Not only does the porch provide a sheltered spot to appreciate the outdoors, since it’s oriented toward the shady northside of the yard, the interior of the house gets natural ventilation.
“When the sliding glass doors are open to the dining room, the breeze rustles in and the house breathes,” says Ruhl.
Indeed, says Cambridge architect Maryann Thompson, “a screened porch is a great addition to a house that doesn’t have air conditioning,” who recommends installing a ceiling fan to circulate the air and to keep the porch from becoming musty.
When Thompson designed a second-story screened porch off of the kitchen and on the edge of an expansive cedar deck for a home in Aquinnah on Martha’s Vineyard, she had two objectives in mind. She wanted to provide an outdoor space that was conducive to al fresco dining in the evening and protected from bugs, and she wanted to offer a cool perch from which the modest ocean view could be taken in during the day.
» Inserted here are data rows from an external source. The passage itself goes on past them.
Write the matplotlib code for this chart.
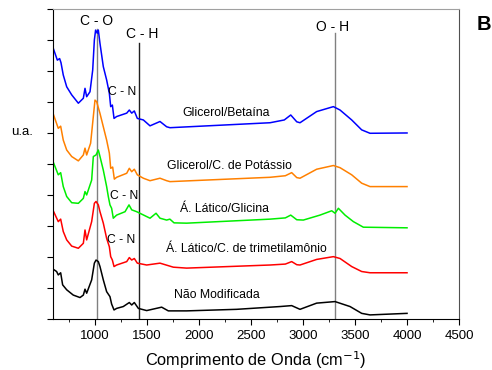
import matplotlib
matplotlib.use('Agg')
import matplotlib.pyplot as plt
from matplotlib.ticker import MultipleLocator, NullFormatter

plt.rcParams['font.family'] = ['Liberation Sans', 'DejaVu Sans']

# spectra (wavenumber in cm-1, intensity in stacked a.u.)
x_gb = [600, 638, 660, 673, 695, 728, 776, 840, 888, 904, 920, 952, 978, 994, 1006, 1022,
        1032, 1048, 1080, 1112, 1138, 1151, 1167, 1183, 1208, 1305, 1330, 1353, 1378, 1407,
        1465, 1529, 1625, 1689, 1721, 2683, 2820, 2882, 2940, 2971, 3131, 3292, 3356, 3468,
        3564, 3644, 4000]
y_gb = [8.72, 8.35, 8.40, 8.27, 7.87, 7.49, 7.23, 6.96, 7.12, 7.44, 7.17, 7.33, 8.03, 9.00,
        9.32, 9.22, 9.32, 8.89, 8.14, 7.71, 7.28, 6.85, 6.90, 6.47, 6.53, 6.64, 6.74, 6.64,
        6.71, 6.47, 6.42, 6.23, 6.37, 6.20, 6.17, 6.33, 6.42, 6.58, 6.36, 6.33, 6.69, 6.85,
        6.74, 6.42, 6.10, 5.99, 6.00]

x_gk = [600, 647, 670, 695, 728, 776, 840, 888, 904, 920, 958, 984, 1000, 1016, 1048, 1080,
        1112, 1138, 1151, 1170, 1186, 1208, 1305, 1330, 1353, 1378, 1407, 1465, 1529, 1625,
        1689, 1721, 2683, 2830, 2891, 2940, 2971, 3131, 3292, 3356, 3468, 3564, 3644, 4000]
y_gk = [6.60, 6.15, 6.22, 5.77, 5.45, 5.24, 5.10, 5.29, 5.51, 5.29, 5.67, 6.53, 7.06, 7.01,
        6.63, 6.20, 5.77, 5.35, 4.86, 4.90, 4.51, 4.57, 4.70, 4.86, 4.75, 4.83, 4.65, 4.54,
        4.46, 4.54, 4.46, 4.43, 4.57, 4.62, 4.72, 4.56, 4.54, 4.83, 4.95, 4.88, 4.65, 4.38,
        4.27, 4.27]

x_lg = [600, 647, 670, 695, 728, 776, 840, 888, 904, 920, 968, 984, 1010, 1032, 1048, 1080,
        1112, 1128, 1144, 1160, 1176, 1208, 1289, 1327, 1353, 1401, 1529, 1587, 1625, 1689,
        1720, 1760, 1881, 2683, 2830, 2882, 2940, 3003, 3163, 3276, 3308, 3340, 3404, 3484,
        3580, 4000]
y_lg = [5.05, 4.65, 4.72, 4.27, 3.95, 3.75, 3.73, 3.89, 4.11, 4.00, 4.48, 5.24, 5.29, 5.45,
        5.24, 4.80, 4.27, 3.95, 3.68, 3.57, 3.25, 3.35, 3.46, 3.68, 3.52, 3.46, 3.25, 3.41,
        3.25, 3.19, 3.22, 3.10, 3.09, 3.22, 3.26, 3.35, 3.20, 3.19, 3.35, 3.49, 3.41, 3.57,
        3.35, 3.14, 2.96, 2.94]

x_lt = [600, 647, 670, 695, 728, 776, 840, 888, 904, 920, 968, 994, 1010, 1032, 1048, 1080,
        1112, 1138, 1151, 1167, 1183, 1208, 1305, 1330, 1353, 1378, 1407, 1497, 1625, 1753,
        1881, 2683, 2830, 2891, 2940, 2971, 3131, 3292, 3356, 3468, 3564, 3644, 4000]
y_lt = [3.48, 3.14, 3.22, 2.82, 2.55, 2.35, 2.28, 2.44, 2.87, 2.55, 3.14, 3.73, 3.79, 3.68,
        3.46, 3.09, 2.60, 2.33, 2.01, 1.90, 1.69, 1.74, 1.85, 1.98, 1.90, 1.95, 1.80, 1.74,
        1.80, 1.67, 1.64, 1.74, 1.77, 1.85, 1.75, 1.74, 1.92, 2.01, 1.95, 1.69, 1.53, 1.49,
        1.49]

x_nm = [600, 631, 647, 670, 689, 728, 791, 856, 888, 904, 920, 968, 994, 1010, 1032, 1048,
        1080, 1112, 1144, 1160, 1183, 1208, 1272, 1330, 1353, 1378, 1417, 1497, 1641, 1705,
        1881, 2362, 2779, 2891, 2971, 3131, 3308, 3452, 3564, 3644, 4000]
y_nm = [1.60, 1.53, 1.42, 1.49, 1.10, 0.94, 0.77, 0.69, 0.77, 0.96, 0.83, 1.26, 1.80, 1.90,
        1.85, 1.69, 1.26, 0.88, 0.72, 0.48, 0.29, 0.34, 0.40, 0.53, 0.45, 0.53, 0.34, 0.27,
        0.38, 0.26, 0.26, 0.31, 0.40, 0.43, 0.31, 0.51, 0.56, 0.40, 0.18, 0.13, 0.18]

names = ['Glicerol/Betaína', 'Glicerol/C. de Potássio', 'Á. Lático/Glicina',
         'Á. Lático/C. de trimetilamônio', 'Não Modificada']
colors = ['#0000ff', '#ff8000', '#00ee00', '#ff0000', '#000000']
name_pos = [(2260, 6.64), (2293, 4.94), (2245, 3.54), (2452, 2.25), (2173, 0.77)]

# band markers: label, wavenumber, top of line, line colour
bands = [('C - O', 1015, 9.35, '#808080'), ('C - H', 1420, 8.9, '#202020'),
         ('O - H', 3305, 9.22, '#808080')]
band_text = [(1019, 9.61), (1452, 9.19), (3288, 9.42)]
cn_pos = [(1264, 7.32), (1279, 3.97), (1250, 2.55)]

fig = plt.figure(figsize=(4.92, 3.70), dpi=100)
ax = fig.add_axes([0.1085, 0.138, 0.8245, 0.8377])

series = [(x_gb, y_gb), (x_gk, y_gk), (x_lg, y_lg), (x_lt, y_lt), (x_nm, y_nm)]
for (xs, ys), c in zip(series, colors):
    ax.plot(xs, ys, color=c, lw=1.1)

for (lab, xv, top, c), (tx, ty) in zip(bands, band_text):
    ax.plot([xv, xv], [0, top], color=c, lw=1.0, zorder=0)
    ax.text(tx, ty, lab, ha='center', va='center', fontsize=10)

for tx, ty in cn_pos:
    ax.text(tx, ty, 'C - N', ha='center', va='center', fontsize=8.7)

for n, (tx, ty) in zip(names, name_pos):
    ax.text(tx, ty, n, ha='center', va='center', fontsize=8.8)

ax.set_xlim(600, 4500)
ax.set_ylim(0, 10)
ax.xaxis.set_major_locator(MultipleLocator(500))
ax.xaxis.set_minor_locator(MultipleLocator(250))
ax.set_xticks([1000, 1500, 2000, 2500, 3000, 3500, 4000, 4500])
ax.yaxis.set_major_locator(MultipleLocator(1))
ax.yaxis.set_major_formatter(NullFormatter())
ax.tick_params(axis='x', which='major', length=4, labelsize=9.5, pad=4)
ax.tick_params(axis='x', which='minor', length=2.5)
ax.tick_params(axis='y', length=4.5)
ax.spines['top'].set_color('#a0a0a0')
ax.spines['right'].set_color('#505050')
ax.set_xlabel('Comprimento de Onda (cm$^{-1}$)', fontsize=11.8, labelpad=5)

fig.text(22 / 492, 1 - 132 / 370, 'u.a.', ha='center', va='center', fontsize=9.5)
fig.text(483.5 / 492, 1 - 25 / 370, 'B', ha='center', va='center', fontsize=14.5,
         fontweight='bold')

fig.savefig('out.png', dpi=100)
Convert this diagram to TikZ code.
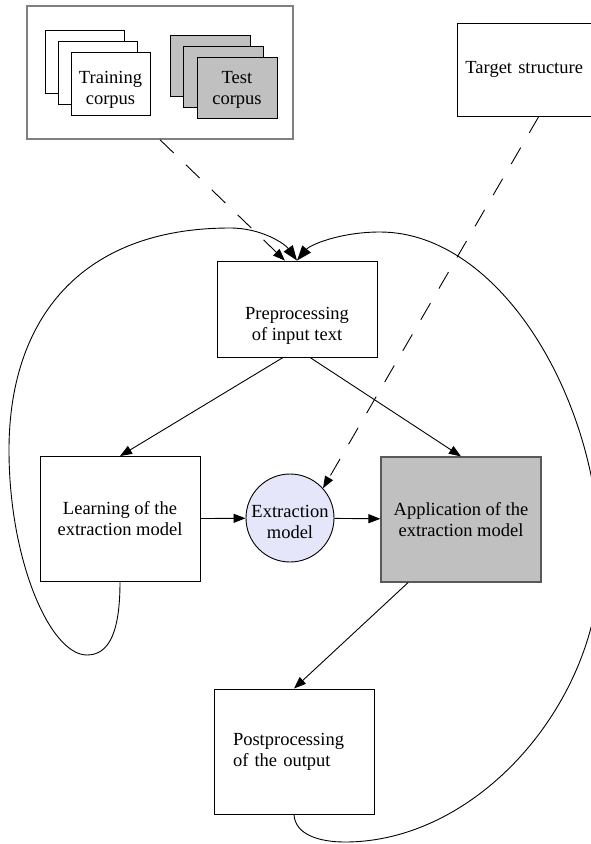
\documentclass[tikz,border=0pt]{standalone}
\usepackage{fontspec}
\setmainfont{Liberation Serif}
\usetikzlibrary{shapes,arrows.meta,positioning,calc}
\definecolor{docgray}{HTML}{C0C0C0}
\definecolor{framegray}{HTML}{808080}
\definecolor{modelblue}{HTML}{E6E6FA}
\newcommand{\boxfont}{\fontsize{18.5}{21}\selectfont}

\begin{document}
\begin{tikzpicture}[x=1pt,y=-1pt,line width=0.9pt,
  stepbox/.style={draw,minimum width=160pt,minimum height=125pt,align=center,font=\boxfont,inner sep=0pt},
  doc/.style={draw,fill=white,minimum width=79pt,minimum height=63pt,inner sep=0pt},
  testdoc/.style={doc,fill=docgray,minimum width=80pt,minimum height=61pt},
  caption/.style={font=\boxfont,align=center,inner sep=0pt},
  flow/.style={-{Triangle[length=12pt,width=9pt]}},
  loop/.style={-{Triangle[length=15pt,width=11pt]}},
  feed/.style={flow,dash pattern=on 19pt off 17pt}]
  \useasboundingbox (0,0) rectangle (591,844);
  \clip (0,0) rectangle (591,844);

  % Corpora
  \node[draw=framegray,line width=1.5pt,minimum width=266pt,minimum height=133pt] (corpus) at (160,72.5) {};
  \node[doc] (train3) at (84.5,61.5) {};
  \node[doc] (train2) at (97.5,72.5) {};
  \node[doc] (train1) at (110.5,83.5) {};
  \node[caption] (traintext) at (110.5,90) {Training\\corpus};
  \node[testdoc] (test3) at (210,65.5) {};
  \node[testdoc] (test2) at (223.5,76.5) {};
  \node[testdoc] (test1) at (237,87.5) {};
  \node[caption] (testtext) at (237,90) {Test\\corpus};

  % Target structure
  \node[draw,font=\boxfont,text width=125pt,align=left,inner xsep=8pt,minimum height=93pt,anchor=west] (target) at (457,69.5) {Target structure};

  % Processing steps
  \node[stepbox,minimum height=96pt] (preproc) at (297,309) {};
  \node[caption] (preproctext) at (297,326) {Preprocessing\\of input text};
  \node[stepbox] (learn) at (120,519) {Learning of the\\extraction model};
  \node[circle,draw,fill=modelblue,minimum size=88pt,inner sep=0pt,font=\boxfont,align=center] (extract) at (290,518) {};
  \node[caption] (extracttext) at (290,522) {Extraction\\model};
  \node[stepbox,fill=docgray,draw=black!65,line width=1.2pt] (app) at (461,519.5) {Application of the\\extraction model};
  \node[stepbox,align=left,text width=122pt,inner xsep=19pt] (post) at (294,751.5) {Postprocessing\\of the output};

  % Flow
  \draw[flow] (preproc.254) -- (learn.north);
  \draw[flow] (preproc.285) -- (app.north);
  \draw[flow] (learn) -- (extract);
  \draw[flow] (extract) -- (app);
  \draw[flow] (app.230) -- (post.north);

  % Inputs
  \draw[feed] (corpus.south) -- (preproc.104);
  \draw[feed] (target.283) -- (extract.42);

  % Feedback loops
  \draw[loop] (learn.south) .. controls (120,630) and (110,655) .. (87,655)
    .. controls (50,655) and (9,560) .. (9,450)
    .. controls (9,320) and (80,228) .. (230,228)
    .. controls (262,228) and (285,244) .. (preproc.north);
  \draw[loop] (post.south) .. controls (295,835) and (320,842) .. (345,842)
    .. controls (480,842) and (600,700) .. (600,560)
    .. controls (600,400) and (500,232) .. (380,232)
    .. controls (340,232) and (310,245) .. (preproc.north);
\end{tikzpicture}
\end{document}
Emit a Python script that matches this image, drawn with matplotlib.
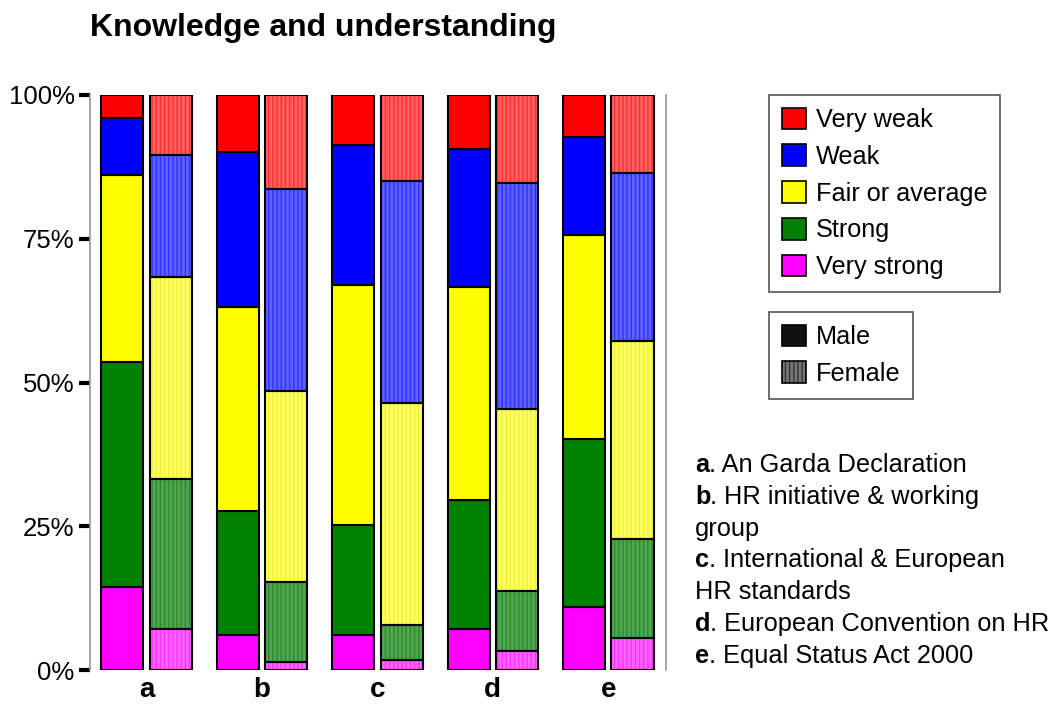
import numpy as np
import matplotlib
matplotlib.use("Agg")
import matplotlib.pyplot as plt
from matplotlib.patches import Patch

plt.rcParams["font.family"] = ["Liberation Sans", "DejaVu Sans"]
plt.rcParams["hatch.linewidth"] = 1.0

# data (percent), stacked bottom -> top
groups = ["a", "b", "c", "d", "e"]
levels = ["Very strong", "Strong", "Fair or average", "Weak", "Very weak"]
male = np.array([
    [14.4, 39.2, 32.5, 9.9, 4.0],
    [6.1, 21.6, 35.4, 27.0, 9.9],
    [6.1, 19.1, 41.8, 24.3, 8.7],
    [7.1, 22.5, 37.0, 24.0, 9.4],
    [11.0, 29.2, 35.5, 17.0, 7.3],
])
female = np.array([
    [7.1, 26.1, 35.1, 21.3, 10.4],
    [1.4, 13.9, 33.2, 35.2, 16.3],
    [1.7, 6.1, 38.6, 38.6, 15.0],
    [3.3, 10.4, 31.7, 39.3, 15.3],
    [5.6, 17.2, 34.4, 29.2, 13.6],
])
notes = [
    ("a", ". An Garda Declaration"),
    ("b", ". HR initiative & working"),
    ("", "group"),
    ("c", ". International & European"),
    ("", "HR standards"),
    ("d", ". European Convention on HR"),
    ("e", ". Equal Status Act 2000"),
]

male_colors = ["#ff00ff", "#008000", "#ffff00", "#0000ff", "#ff0000"]
female_face = ["#ff66ff", "#4fa84f", "#ffff66", "#6060ff", "#ff6060"]
female_hatch = ["#ff30ff", "#2e8a2e", "#f0f030", "#3030ff", "#ff3030"]

W, H, DPI = 1059, 704, 100
fig = plt.figure(figsize=(W / DPI, H / DPI), dpi=DPI)
ax = fig.add_axes([90 / W, 34 / H, 576 / W, 575 / H])

x = np.arange(len(groups))
bw = 0.365
off = 0.21
mb = np.cumsum(male, axis=1) - male
fb = np.cumsum(female, axis=1) - female
for k in range(len(levels)):
    ax.bar(x - off, male[:, k], bw, bottom=mb[:, k], color=male_colors[k],
           edgecolor="black", linewidth=1.5, zorder=2)
    ax.bar(x + off, female[:, k], bw, bottom=fb[:, k], color=female_face[k],
           edgecolor=female_hatch[k], hatch="||||", linewidth=0, zorder=2)
    ax.bar(x + off, female[:, k], bw, bottom=fb[:, k], fill=False,
           edgecolor="black", linewidth=1.5, zorder=3)

ax.set_xlim(-0.49, 4.5)
ax.set_ylim(0, 100)
ax.set_yticks([0, 25, 50, 75, 100], ["0%", "25%", "50%", "75%", "100%"])
ax.set_xticks(x, groups)
ax.tick_params(axis="y", length=8, width=3, color="black", pad=3, labelsize=18.5)
ax.tick_params(axis="x", length=0, pad=5, labelsize=20)
for t in ax.get_xticklabels():
    t.set_fontweight("bold")
for s in ["top", "bottom"]:
    ax.spines[s].set_visible(False)
for s in ["left", "right"]:
    ax.spines[s].set_color("#999999")
    ax.spines[s].set_linewidth(1.2)

fig.text(90 / W, 1 - 28 / H, "Knowledge and understanding", fontsize=23,
         fontweight="bold", va="center", ha="left")

# legends
lev_handles = [Patch(facecolor=c, edgecolor="black", linewidth=1.2)
               for c in male_colors[::-1]]
leg1 = fig.legend(lev_handles, levels[::-1], loc="upper left",
                  bbox_to_anchor=(769 / W, 1 - 95 / H), borderaxespad=0,
                  fontsize=18.2, handlelength=0.95, handleheight=0.95,
                  handletextpad=0.4, labelspacing=0.48, borderpad=0.5,
                  fancybox=False, edgecolor="#555555", framealpha=1)
leg1.get_frame().set_linewidth(1.2)

sex_handles = [
    Patch(facecolor="#111111", edgecolor="black", linewidth=1.2),
    (Patch(facecolor="#777777", edgecolor="#333333", hatch="||||", linewidth=0),
     Patch(fill=False, edgecolor="black", linewidth=1.2)),
]
leg2 = fig.legend(sex_handles, ["Male", "Female"], loc="upper left",
                  bbox_to_anchor=(769 / W, 1 - 312 / H), borderaxespad=0,
                  fontsize=18.2, handlelength=0.95, handleheight=0.95,
                  handletextpad=0.4, labelspacing=0.48, borderpad=0.5,
                  fancybox=False, edgecolor="#555555", framealpha=1)
leg2.get_frame().set_linewidth(1.2)

# notes on the right
y0 = 465
for i, (letter, rest) in enumerate(notes):
    yy = 1 - (y0 + i * 31.8) / H
    t = fig.text(695 / W, yy, letter, fontsize=18.3, fontweight="bold",
                 va="center", ha="left")
    if letter:
        ax.annotate(rest, xy=(1, 0), xycoords=t, va="bottom", ha="left",
                    fontsize=18.3, annotation_clip=False)
    else:
        fig.text(695 / W, yy, rest, fontsize=18.3, va="center", ha="left")

fig.savefig("out.png", dpi=DPI)
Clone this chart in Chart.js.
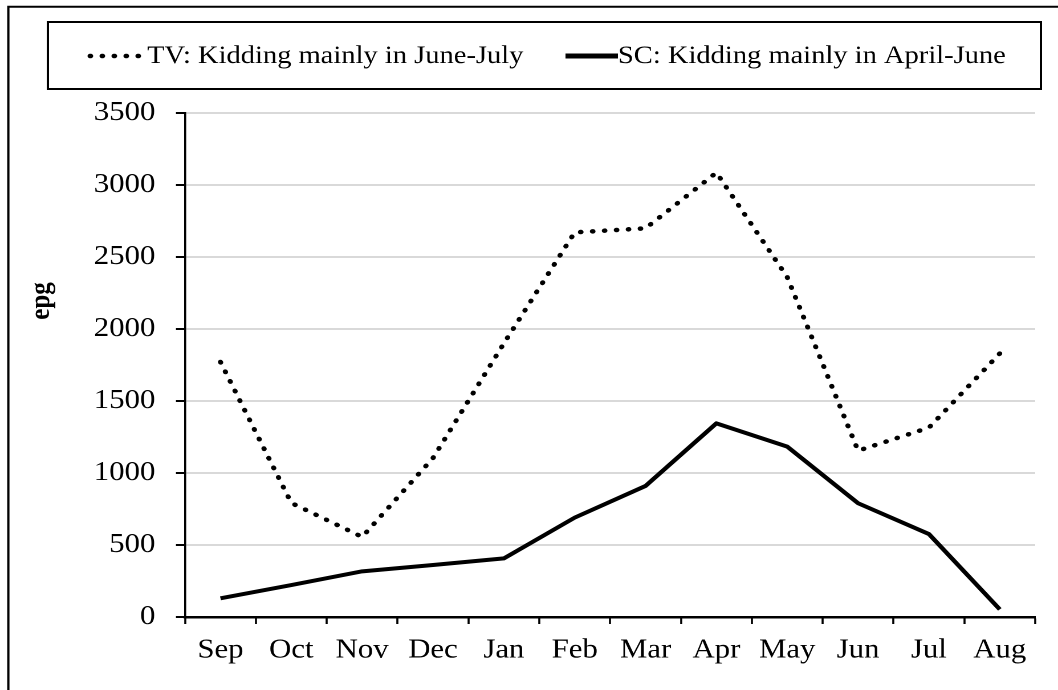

While typical screened porches would have with gabled roofs, Thompson designed this one with a roofline that projects upward. “It feels really expressive, as if it’s opening up to the view,” she says. The raised roofline allows for an overhang to shield the porch from rain and also works to filter in sunlight. “Screened porches and the rooms adjacent to them can be really dark, particularly those built a long time ago,” says Thompson, who adds that the porch’s lofty ceilings keep the space feeling light and airy.
Not all porches need to have screens: covered, open-air porticos, offering shade and a prime spot to appreciate the landscape, are just as thoughtfully conceived these days, says Cory Desjardin, whose Boston firm, New England Design & Construction, overhauled a dilapidated porch on a house in Newton. The homeowners sought a focal point where they could dine that would lead into their stone patio and lush backyard. The porch takes cues from the architecture of the house: the hip roof emulates the one that tops the home, and columns, similar to those at the front entrance, were also incorporated.
While the homeowners opted to use mahogany on this porch, Desjardin says a variety of materials are available for outdoor decks and porches.
“It all depends on how much maintenance you want to be responsible for.” The quality of composites, he points out, has greatly improved. “There are products that look and feel like wood that will last 20 years or more.”
Most of Desjardin’s clients are looking for their outdoor areas to include distinct elements.
“They want extra details, an intricate pattern — something extra to give it their own mark,” he says. “To give this porch an artistic element, each piece of the mahogany decking was cut at a 45-degree angle and laid in a dovetail pattern.”
The ceiling is sheathed with mahogany wainscoting, in which two white-trimmed skylights are inset, bathing the space with sunlight and views of the treetops. A ceiling fan creates a breeze on hot days. And when the weather cools, electric heaters and down lights installed in the ceiling allow the porch to be enjoyed deep into the autumn.